All that “time-tested judgments” means is that we still agree with something someone thought a long time ago. The supposition here is: If people think something for a long time, it must be true. It should be fairly clear that a belief is not magically transformed into Truth with the passage of a specified duration of time. That medieval art was for four centuries considered of little or no artistic value, within the terms of thethesis, qualifies that consideration as a time-tested judgment. Yet, despite that judgment’s standing the test of time for four centuries, our current crop of trained observers no longer agrees with it. Of how much benefit, then, was the time-testedness of that judgment? By the necessary infiniteness of time, any judgment, concept, or theory which is considered as time-tested today is highly vulnerable to being considered as not having passed the test of time tomorrow, which is to say, vulnerable to being discarded as nonsense. The one judgment, more accurately a prediction, that seems properly considered as having passed a test of time came ironically from Vasari. Vasari wrote that the leaning tower of Pisa would never fall, and the tower is still up and leaning 400 years later. The bell tower may someday bite the dust, but 400 years is a pretty good “never.” For most of us, what we thought we would never do, or never would happen, occurred within only a few years or sooner.

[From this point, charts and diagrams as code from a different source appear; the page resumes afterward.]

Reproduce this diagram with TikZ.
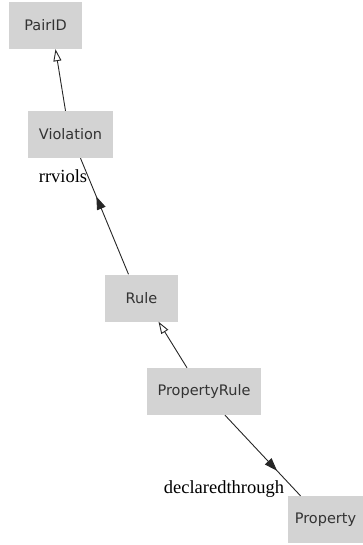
\documentclass[tikz,border=0pt]{standalone}
\usepackage{fontspec}
\setmainfont{Liberation Serif}
\newfontfamily\boxfont{DejaVu Sans}
\usetikzlibrary{arrows.meta,decorations.markings}
\definecolor{boxgray}{HTML}{D3D3D3}
\tikzset{
  cls/.style={draw=none,fill=boxgray,font=\boxfont\fontsize{14.5}{17}\selectfont,text=black!80,minimum height=47pt,inner sep=0pt},
  edge/.style={draw=black!85,line width=0.9pt},
  gen/.style={edge,-{Triangle[open,length=12pt,width=8pt]}},
  midarrow/.style={edge,decoration={markings,mark=at position #1 with {\arrow{Triangle[length=13pt,width=9pt]}}},postaction={decorate}},
  midback/.style={edge,decoration={markings,mark=at position #1 with {\arrowreversed{Triangle[length=13pt,width=9pt]}}},postaction={decorate}},
  lbl/.style={font=\fontsize{18.5}{21}\selectfont,inner sep=0pt}
}
\begin{document}
\begin{tikzpicture}[x=1pt,y=-1pt]
\useasboundingbox (0,0) rectangle (363,545);
\node[cls,minimum width=73pt] (pair) at (45.5,25.5) {PairID};
\node[cls,minimum width=85pt] (viol) at (70.5,134.5) {Violation};
\node[cls,minimum width=73pt] (rule) at (141.5,298) {Rule};
\node[cls,minimum width=114pt] (prule) at (204,391.5) {PropertyRule};
\node[cls,minimum width=75pt] (prop) at (325.5,519.5) {Property};
\draw[gen] ([xshift=-5pt]viol.north) -- ([xshift=10pt]pair.south);
\draw[midback=0.33] ([xshift=10pt]viol.south) -- ([xshift=-13pt]rule.north);
\draw[gen] ([xshift=-17pt]prule.north) -- ([xshift=17pt]rule.south);
\draw[midarrow=0.69] ([xshift=21pt]prule.south) -- ([xshift=-25pt]prop.north);
\node[lbl] (l1) at (63,176) {rrviols};
\node[lbl] (l2) at (224,489) {declaredthrough};
\end{tikzpicture}
\end{document}
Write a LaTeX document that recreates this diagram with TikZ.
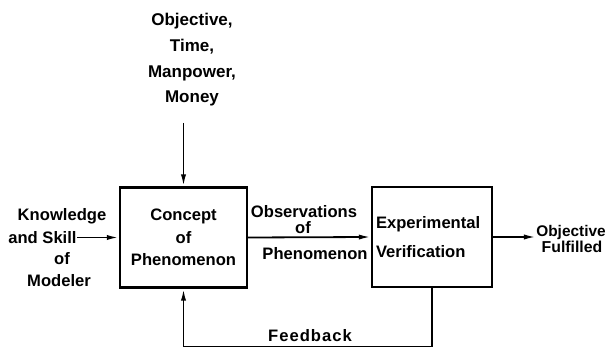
\documentclass[tikz,border=0pt]{standalone}
\usepackage{fontspec}
\setmainfont{Liberation Sans}
\usetikzlibrary{arrows.meta}

\begin{document}
\begin{tikzpicture}[x=0.5pt, y=-0.5pt,
  every node/.style={inner sep=0pt, font=\bfseries\fontsize{8.3}{10}\selectfont},
  block/.style={draw, line width=1.2pt, minimum width=#1, minimum height=50pt},
  flow/.style={-{Latex[length=6pt, width=2.6pt]}, line width=0.9pt}]
\useasboundingbox (0,0) rectangle (606,347);
% boxes
\node[block=63.5pt, align=center, font=\bfseries\fontsize{8.3}{11.25}\selectfont]
  (concept) at (183.5,237.5) {Concept\\of\\Phenomenon};
\node[block=60pt, align=left, text width=56pt, inner xsep=2pt,
  font=\bfseries\fontsize{8.3}{14.5}\selectfont]
  (verify) at (432,237) {Experimental\\Verification};
% inputs
\node[align=center, font=\bfseries\fontsize{8.5}{12.8}\selectfont]
  (limits) at (192,60) {Objective,\\Time,\\Manpower,\\Money};
\coordinate (limitsend) at (183.5,123);
\node[anchor=base] (know) at (62,221) {Knowledge};
\node[anchor=east] (skill) at (77,238) {and Skill};
\node[anchor=base] (skillof) at (62,265) {of};
\node[anchor=base] (modeler) at (59,287) {Modeler};
% labels
\node[anchor=base] (obs) at (304,218) {Observations};
\node[anchor=base] (obsof) at (303,233.5) {of};
\node[anchor=base] (phen) at (315,260) {Phenomenon};
\node[anchor=base, font=\bfseries\fontsize{7.7}{10}\selectfont] (goal) at (571,237) {Objective};
\node[anchor=base, font=\bfseries\fontsize{7.9}{10}\selectfont] (done) at (572,253) {Fulfilled};
\node[anchor=base, font=\bfseries\fontsize{8.3}{10}\selectfont\addfontfeature{LetterSpace=6}]
  (fb) at (310,342) {Feedback};
% connectors
\draw[flow] (limitsend) -- (concept.north);
\draw[flow] (skill.east |- concept.west) -- (concept.west);
\draw[flow] (concept.east) -- (verify.west);
\draw[flow] (verify.east) -- (verify.east -| goal.west);
\draw[flow] (verify.south) -- ++(0,59) -| (concept.south);
\end{tikzpicture}
\end{document}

If there is frustration that we can “not at least approach an absolute scale of quality,” it is because the absolute brooks neither approach nor any concept of proximity. All critical evaluations are necessarily subjective, and there are no conditions under which these subjective responses can mysteriously sneak into the realm of the objective or the absolute. Thus the concept of quality in art is incoherent; it is the product of confusion and hope. With the concept of quality go concepts of master and masterwork. What we are left with are our preferences, interests, thoughts—in short, with the possibility of experience. If this logic brings a certain amount of insecurity, there is no help for it.